Big five UK banks see profits rise but 'dangers remain'
All five major UK banks recorded a profit in the first half of the year, for the first time since 2010, a KPMG performance report says.
But return on equity is at half pre-crisis levels and KPMG says the pace of regulatory change is holding back banking and economic growth.
It also warns that the next systemic shock may come from a cyber attack or outage rather than a liquidity crunch.
Its report looks at Standard Chartered, RBS, Barclays, HSBC and Lloyds group.
The report says the banks' combined profits were £16.5bn, adding that "modest lending growth and falling impairments all show that the banking sector is starting to get back on track after the financial crisis".

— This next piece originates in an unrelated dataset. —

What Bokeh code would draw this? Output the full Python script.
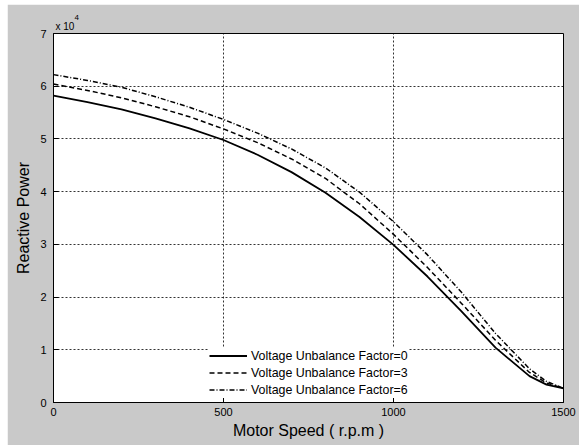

Overall lending was up - including mortgage lending up by 0.8% or £5bn - and customer deposits grew by 6%, or £135bn, during the period.
But KPMG says the banking industry is now having to adjust to a post-crisis world.
An example of that is the fact that return on equity has roughly halved compared with 2005 levels, from nearly 20% to less than 10% now.
And one-fifth of first-half statutory profits were wiped out by the continuing need to set money aside against PPI claims (£2.3bn) and interest rate hedging products (£700m).
"While it is great that the most recent bank results are in the black, there remains real uncertainty on the shape of their business models in the future," said Bill Michael, EMA head of financial services at KPMG.
He added: "The fear is that we will end up with a UK banking sector with very narrow choice, where individuals will not be able to get the products they need. We have to get the balance right between prudence and growth."
The KPMG analysis also suggests that the next systemic shock to the economy "could come from an, as yet, unforeseen event, such as a massive systems outage or a new breed of cyber attack".
It says that after years of improvement, UK banks suffered a 12% increase in online account fraud last year.
The report adds: "Furthermore, the motivation for cyber assaults is shifting, from financial crime to political and ideological attacks, with the number of state-sponsored hacking and 'hacktivist' revenge incidents growing."